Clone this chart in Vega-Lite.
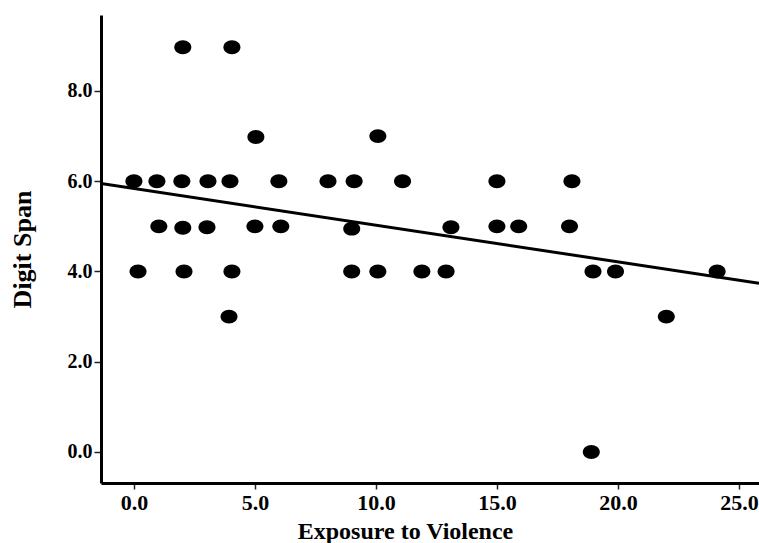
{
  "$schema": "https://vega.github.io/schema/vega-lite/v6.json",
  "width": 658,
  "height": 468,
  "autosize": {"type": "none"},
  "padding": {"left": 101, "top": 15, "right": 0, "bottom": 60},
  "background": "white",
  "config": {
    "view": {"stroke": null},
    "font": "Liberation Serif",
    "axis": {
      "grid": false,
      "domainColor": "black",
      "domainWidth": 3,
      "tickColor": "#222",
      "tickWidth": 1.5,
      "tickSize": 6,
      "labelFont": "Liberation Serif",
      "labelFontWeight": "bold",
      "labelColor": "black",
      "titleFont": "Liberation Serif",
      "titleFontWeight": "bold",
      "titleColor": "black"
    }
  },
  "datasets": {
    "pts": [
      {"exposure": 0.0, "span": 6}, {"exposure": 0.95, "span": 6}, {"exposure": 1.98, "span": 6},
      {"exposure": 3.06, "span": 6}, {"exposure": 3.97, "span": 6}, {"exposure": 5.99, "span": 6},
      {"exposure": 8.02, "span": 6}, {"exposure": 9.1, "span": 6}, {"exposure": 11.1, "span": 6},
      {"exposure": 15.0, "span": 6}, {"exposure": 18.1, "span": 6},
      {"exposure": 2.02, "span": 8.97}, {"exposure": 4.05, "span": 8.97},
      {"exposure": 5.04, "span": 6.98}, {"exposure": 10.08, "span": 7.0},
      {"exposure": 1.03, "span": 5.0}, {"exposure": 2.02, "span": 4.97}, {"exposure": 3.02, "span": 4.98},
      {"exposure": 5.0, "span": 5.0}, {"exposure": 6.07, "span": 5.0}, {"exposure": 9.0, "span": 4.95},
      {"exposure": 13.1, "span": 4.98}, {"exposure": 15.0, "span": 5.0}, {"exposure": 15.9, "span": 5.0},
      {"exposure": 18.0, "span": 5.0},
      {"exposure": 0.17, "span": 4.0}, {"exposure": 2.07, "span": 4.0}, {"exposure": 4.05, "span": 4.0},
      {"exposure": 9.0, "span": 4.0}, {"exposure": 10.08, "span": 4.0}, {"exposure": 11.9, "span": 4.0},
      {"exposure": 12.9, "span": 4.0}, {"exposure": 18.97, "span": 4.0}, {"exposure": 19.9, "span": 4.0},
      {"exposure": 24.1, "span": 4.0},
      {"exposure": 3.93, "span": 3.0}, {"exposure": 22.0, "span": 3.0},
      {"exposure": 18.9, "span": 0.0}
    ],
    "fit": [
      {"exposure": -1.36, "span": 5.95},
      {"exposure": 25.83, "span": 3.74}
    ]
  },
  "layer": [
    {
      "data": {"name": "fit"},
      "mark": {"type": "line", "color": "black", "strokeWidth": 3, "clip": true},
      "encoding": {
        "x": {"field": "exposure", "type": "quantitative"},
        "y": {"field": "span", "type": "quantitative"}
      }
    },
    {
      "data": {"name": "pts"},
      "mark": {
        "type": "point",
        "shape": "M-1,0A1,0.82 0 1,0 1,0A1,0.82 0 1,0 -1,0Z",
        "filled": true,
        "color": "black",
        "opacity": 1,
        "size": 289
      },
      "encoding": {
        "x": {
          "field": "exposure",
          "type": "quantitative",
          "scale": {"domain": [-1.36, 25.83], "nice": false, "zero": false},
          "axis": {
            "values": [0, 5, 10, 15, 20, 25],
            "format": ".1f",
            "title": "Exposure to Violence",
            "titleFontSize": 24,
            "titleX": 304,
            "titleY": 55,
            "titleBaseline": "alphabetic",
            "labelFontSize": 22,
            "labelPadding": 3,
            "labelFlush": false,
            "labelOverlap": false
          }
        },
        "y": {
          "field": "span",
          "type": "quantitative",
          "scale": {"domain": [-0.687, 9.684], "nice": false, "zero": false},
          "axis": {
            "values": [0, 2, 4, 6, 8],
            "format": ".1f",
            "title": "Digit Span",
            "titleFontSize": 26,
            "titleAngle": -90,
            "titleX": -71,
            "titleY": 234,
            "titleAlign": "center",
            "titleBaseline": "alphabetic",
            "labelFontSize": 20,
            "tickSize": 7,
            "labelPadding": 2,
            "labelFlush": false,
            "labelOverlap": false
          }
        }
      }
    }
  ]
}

__________

- TO BE DONE
Print out the material word for word, omitting the pictures.

- FULL SOLUTION
Clone this chart in Vega-Lite.
{
  "$schema": "https://vega.github.io/schema/vega-lite/v6.json",
  "width": 658,
  "height": 468,
  "autosize": {"type": "none"},
  "padding": {"left": 101, "top": 15, "right": 0, "bottom": 60},
  "background": "white",
  "config": {
    "view": {"stroke": null},
    "font": "Liberation Serif",
    "axis": {
      "grid": false,
      "domainColor": "black",
      "domainWidth": 3,
      "tickColor": "#222",
      "tickWidth": 1.5,
      "tickSize": 6,
      "labelFont": "Liberation Serif",
      "labelFontWeight": "bold",
      "labelColor": "black",
      "titleFont": "Liberation Serif",
      "titleFontWeight": "bold",
      "titleColor": "black"
    }
  },
  "datasets": {
    "pts": [
      {"exposure": 0.0, "span": 6}, {"exposure": 0.95, "span": 6}, {"exposure": 1.98, "span": 6},
      {"exposure": 3.06, "span": 6}, {"exposure": 3.97, "span": 6}, {"exposure": 5.99, "span": 6},
      {"exposure": 8.02, "span": 6}, {"exposure": 9.1, "span": 6}, {"exposure": 11.1, "span": 6},
      {"exposure": 15.0, "span": 6}, {"exposure": 18.1, "span": 6},
      {"exposure": 2.02, "span": 8.97}, {"exposure": 4.05, "span": 8.97},
      {"exposure": 5.04, "span": 6.98}, {"exposure": 10.08, "span": 7.0},
      {"exposure": 1.03, "span": 5.0}, {"exposure": 2.02, "span": 4.97}, {"exposure": 3.02, "span": 4.98},
      {"exposure": 5.0, "span": 5.0}, {"exposure": 6.07, "span": 5.0}, {"exposure": 9.0, "span": 4.95},
      {"exposure": 13.1, "span": 4.98}, {"exposure": 15.0, "span": 5.0}, {"exposure": 15.9, "span": 5.0},
      {"exposure": 18.0, "span": 5.0},
      {"exposure": 0.17, "span": 4.0}, {"exposure": 2.07, "span": 4.0}, {"exposure": 4.05, "span": 4.0},
      {"exposure": 9.0, "span": 4.0}, {"exposure": 10.08, "span": 4.0}, {"exposure": 11.9, "span": 4.0},
      {"exposure": 12.9, "span": 4.0}, {"exposure": 18.97, "span": 4.0}, {"exposure": 19.9, "span": 4.0},
      {"exposure": 24.1, "span": 4.0},
      {"exposure": 3.93, "span": 3.0}, {"exposure": 22.0, "span": 3.0},
      {"exposure": 18.9, "span": 0.0}
    ],
    "fit": [
      {"exposure": -1.36, "span": 5.95},
      {"exposure": 25.83, "span": 3.74}
    ]
  },
  "layer": [
    {
      "data": {"name": "fit"},
      "mark": {"type": "line", "color": "black", "strokeWidth": 3, "clip": true},
      "encoding": {
        "x": {"field": "exposure", "type": "quantitative"},
        "y": {"field": "span", "type": "quantitative"}
      }
    },
    {
      "data": {"name": "pts"},
      "mark": {
        "type": "point",
        "shape": "M-1,0A1,0.82 0 1,0 1,0A1,0.82 0 1,0 -1,0Z",
        "filled": true,
        "color": "black",
        "opacity": 1,
        "size": 289
      },
      "encoding": {
        "x": {
          "field": "exposure",
          "type": "quantitative",
          "scale": {"domain": [-1.36, 25.83], "nice": false, "zero": false},
          "axis": {
            "values": [0, 5, 10, 15, 20, 25],
            "format": ".1f",
            "title": "Exposure to Violence",
            "titleFontSize": 24,
            "titleX": 304,
            "titleY": 55,
            "titleBaseline": "alphabetic",
            "labelFontSize": 22,
            "labelPadding": 3,
            "labelFlush": false,
            "labelOverlap": false
          }
        },
        "y": {
          "field": "span",
          "type": "quantitative",
          "scale": {"domain": [-0.687, 9.684], "nice": false, "zero": false},
          "axis": {
            "values": [0, 2, 4, 6, 8],
            "format": ".1f",
            "title": "Digit Span",
            "titleFontSize": 26,
            "titleAngle": -90,
            "titleX": -71,
            "titleY": 234,
            "titleAlign": "center",
            "titleBaseline": "alphabetic",
            "labelFontSize": 20,
            "tickSize": 7,
            "labelPadding": 2,
            "labelFlush": false,
            "labelOverlap": false
          }
        }
      }
    }
  ]
}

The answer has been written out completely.